**** Listed entries

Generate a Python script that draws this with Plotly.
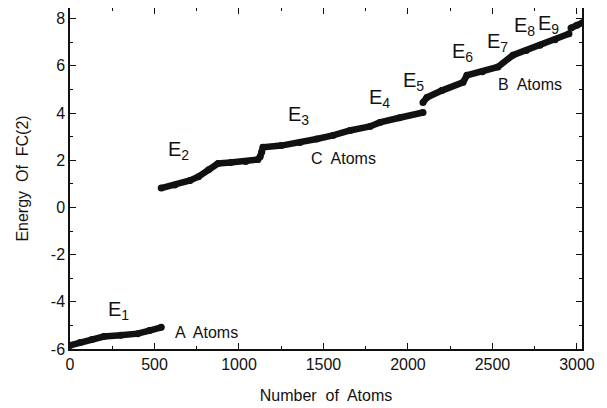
import plotly.graph_objects as go

# A atoms segment
a_x = [0, 60, 130, 200, 300, 400, 470, 540]
a_y = [-5.85, -5.72, -5.6, -5.47, -5.42, -5.35, -5.22, -5.08]
# second segment (E2 .. E3)
c_x = [540, 620, 710, 760, 820, 876, 950, 1040, 1112, 1125, 1135, 1142, 1250, 1361, 1460, 1556, 1657, 1775, 1834, 1950, 2089]
c_y = [0.82, 0.95, 1.14, 1.3, 1.6, 1.86, 1.9, 1.95, 2.03, 2.15, 2.35, 2.55, 2.62, 2.75, 2.9, 3.05, 3.26, 3.43, 3.6, 3.8, 4.02]
# B atoms segment
b_x = [2089, 2112, 2200, 2326, 2349, 2440, 2532, 2621, 2700, 2781, 2870, 2953]
b_y = [4.45, 4.66, 4.95, 5.3, 5.6, 5.75, 5.95, 6.45, 6.65, 6.87, 7.1, 7.36]
e_x = [2965, 3000, 3036]
e_y = [7.6, 7.72, 7.84]

x_all = a_x + [None] + c_x + [None] + b_x + [None] + e_x
y_all = a_y + [None] + c_y + [None] + b_y + [None] + e_y

E_labels = ["E<sub>1</sub>", "E<sub>2</sub>", "E<sub>3</sub>", "E<sub>4</sub>", "E<sub>5</sub>",
            "E<sub>6</sub>", "E<sub>7</sub>", "E<sub>8</sub>", "E<sub>9</sub>"]
E_x = [285, 640, 1350, 1830, 2035, 2320, 2530, 2690, 2830]
E_y = [-4.35, 2.4, 3.9, 4.6, 5.35, 6.55, 7.0, 7.65, 7.75]

group_labels = ["A  Atoms", "C  Atoms", "B  Atoms"]
group_x = [810, 1620, 2720]
group_y = [-5.3, 2.07, 5.2]

x_ticks = [0, 500, 1000, 1500, 2000, 2500, 3000]
x_ticktext = ["0", "500", "1000", "1500", "2000", "2500", "3000"]
y_ticks = [-6, -4, -2, 0, 2, 4, 6, 8]
y_ticktext = ["-6", "-4", "-2", "0", "2", "4", "6", "8"]

FONT = "Liberation Sans, Arial, sans-serif"

fig = go.Figure()
fig.add_trace(go.Scatter(
    x=x_all, y=y_all, mode="lines+markers",
    line=dict(color="#111111", width=6.5),
    marker=dict(color="#111111", size=7),
    showlegend=False, connectgaps=False,
))

for t, xx, yy in zip(E_labels, E_x, E_y):
    fig.add_annotation(x=xx, y=yy, text=t, showarrow=False,
                       font=dict(family=FONT, size=20, color="#111111"))
for t, xx, yy in zip(group_labels, group_x, group_y):
    fig.add_annotation(x=xx, y=yy, text=t, showarrow=False,
                       font=dict(family=FONT, size=16, color="#111111"))

axis_common = dict(
    showline=True, linecolor="#111111", linewidth=1.5, mirror="ticks",
    ticks="inside", ticklen=6, tickwidth=1.3, tickcolor="#111111",
    showgrid=False, zeroline=False, automargin=False,
    tickfont=dict(family=FONT, size=16, color="#111111"),
)

fig.update_xaxes(
    range=[0, 3030], tickmode="array", tickvals=x_ticks, ticktext=x_ticktext,
    minor=dict(ticks="inside", ticklen=3, tickwidth=1.3, tickcolor="#111111", dtick=250, tick0=0, showgrid=False),
    title=dict(text="Number  of  Atoms", font=dict(family=FONT, size=16, color="#111111"), standoff=18),
    **axis_common,
)
fig.update_yaxes(
    range=[-6, 8.45], tickmode="array", tickvals=y_ticks, ticktext=y_ticktext,
    minor=dict(ticks="inside", ticklen=3, tickwidth=1.3, tickcolor="#111111", dtick=1, tick0=0, showgrid=False),
    title=dict(text="Energy  Of  FC(2)", font=dict(family=FONT, size=16, color="#111111"), standoff=18),
    **axis_common,
)

fig.update_layout(
    width=599, height=400,
    margin=dict(l=62, r=25, t=0, b=59),
    paper_bgcolor="white", plot_bgcolor="white",
    font=dict(family=FONT, color="#111111"),
)

fig.write_html("out.html")
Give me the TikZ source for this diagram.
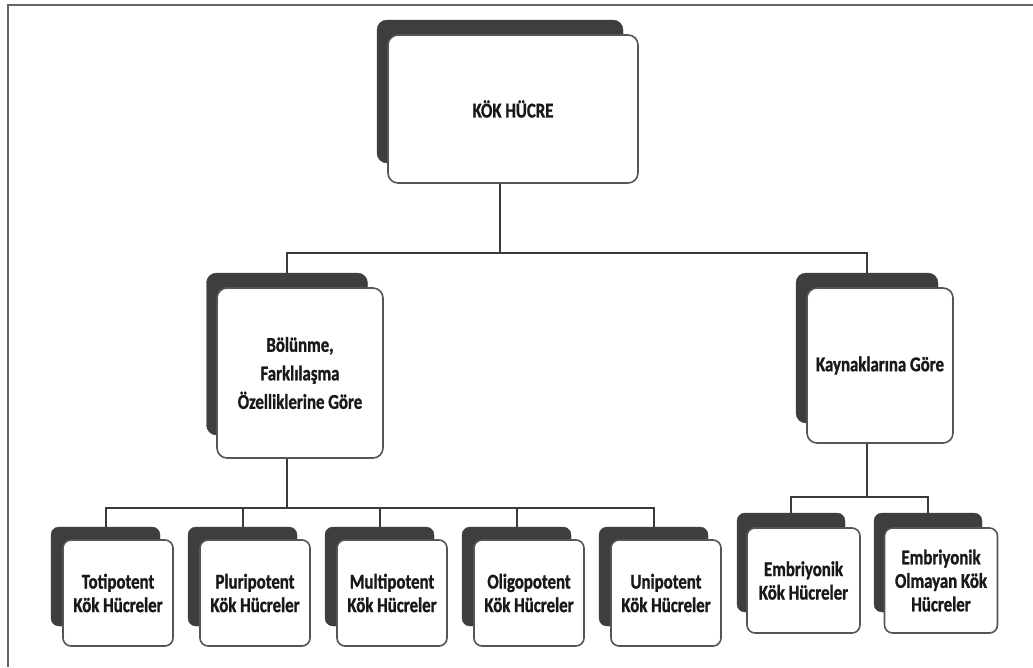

********

■ The exercise
The listing above must be printed again exactly, minus its pictures.

■ Answer in full
Generate a Python script that draws this with Plotly.
import plotly.graph_objects as go

# A atoms segment
a_x = [0, 60, 130, 200, 300, 400, 470, 540]
a_y = [-5.85, -5.72, -5.6, -5.47, -5.42, -5.35, -5.22, -5.08]
# second segment (E2 .. E3)
c_x = [540, 620, 710, 760, 820, 876, 950, 1040, 1112, 1125, 1135, 1142, 1250, 1361, 1460, 1556, 1657, 1775, 1834, 1950, 2089]
c_y = [0.82, 0.95, 1.14, 1.3, 1.6, 1.86, 1.9, 1.95, 2.03, 2.15, 2.35, 2.55, 2.62, 2.75, 2.9, 3.05, 3.26, 3.43, 3.6, 3.8, 4.02]
# B atoms segment
b_x = [2089, 2112, 2200, 2326, 2349, 2440, 2532, 2621, 2700, 2781, 2870, 2953]
b_y = [4.45, 4.66, 4.95, 5.3, 5.6, 5.75, 5.95, 6.45, 6.65, 6.87, 7.1, 7.36]
e_x = [2965, 3000, 3036]
e_y = [7.6, 7.72, 7.84]

x_all = a_x + [None] + c_x + [None] + b_x + [None] + e_x
y_all = a_y + [None] + c_y + [None] + b_y + [None] + e_y

E_labels = ["E<sub>1</sub>", "E<sub>2</sub>", "E<sub>3</sub>", "E<sub>4</sub>", "E<sub>5</sub>",
            "E<sub>6</sub>", "E<sub>7</sub>", "E<sub>8</sub>", "E<sub>9</sub>"]
E_x = [285, 640, 1350, 1830, 2035, 2320, 2530, 2690, 2830]
E_y = [-4.35, 2.4, 3.9, 4.6, 5.35, 6.55, 7.0, 7.65, 7.75]

group_labels = ["A  Atoms", "C  Atoms", "B  Atoms"]
group_x = [810, 1620, 2720]
group_y = [-5.3, 2.07, 5.2]

x_ticks = [0, 500, 1000, 1500, 2000, 2500, 3000]
x_ticktext = ["0", "500", "1000", "1500", "2000", "2500", "3000"]
y_ticks = [-6, -4, -2, 0, 2, 4, 6, 8]
y_ticktext = ["-6", "-4", "-2", "0", "2", "4", "6", "8"]

FONT = "Liberation Sans, Arial, sans-serif"

fig = go.Figure()
fig.add_trace(go.Scatter(
    x=x_all, y=y_all, mode="lines+markers",
    line=dict(color="#111111", width=6.5),
    marker=dict(color="#111111", size=7),
    showlegend=False, connectgaps=False,
))

for t, xx, yy in zip(E_labels, E_x, E_y):
    fig.add_annotation(x=xx, y=yy, text=t, showarrow=False,
                       font=dict(family=FONT, size=20, color="#111111"))
for t, xx, yy in zip(group_labels, group_x, group_y):
    fig.add_annotation(x=xx, y=yy, text=t, showarrow=False,
                       font=dict(family=FONT, size=16, color="#111111"))

axis_common = dict(
    showline=True, linecolor="#111111", linewidth=1.5, mirror="ticks",
    ticks="inside", ticklen=6, tickwidth=1.3, tickcolor="#111111",
    showgrid=False, zeroline=False, automargin=False,
    tickfont=dict(family=FONT, size=16, color="#111111"),
)

fig.update_xaxes(
    range=[0, 3030], tickmode="array", tickvals=x_ticks, ticktext=x_ticktext,
    minor=dict(ticks="inside", ticklen=3, tickwidth=1.3, tickcolor="#111111", dtick=250, tick0=0, showgrid=False),
    title=dict(text="Number  of  Atoms", font=dict(family=FONT, size=16, color="#111111"), standoff=18),
    **axis_common,
)
fig.update_yaxes(
    range=[-6, 8.45], tickmode="array", tickvals=y_ticks, ticktext=y_ticktext,
    minor=dict(ticks="inside", ticklen=3, tickwidth=1.3, tickcolor="#111111", dtick=1, tick0=0, showgrid=False),
    title=dict(text="Energy  Of  FC(2)", font=dict(family=FONT, size=16, color="#111111"), standoff=18),
    **axis_common,
)

fig.update_layout(
    width=599, height=400,
    margin=dict(l=62, r=25, t=0, b=59),
    paper_bgcolor="white", plot_bgcolor="white",
    font=dict(family=FONT, color="#111111"),
)

fig.write_html("out.html")
Give me the TikZ source for this diagram.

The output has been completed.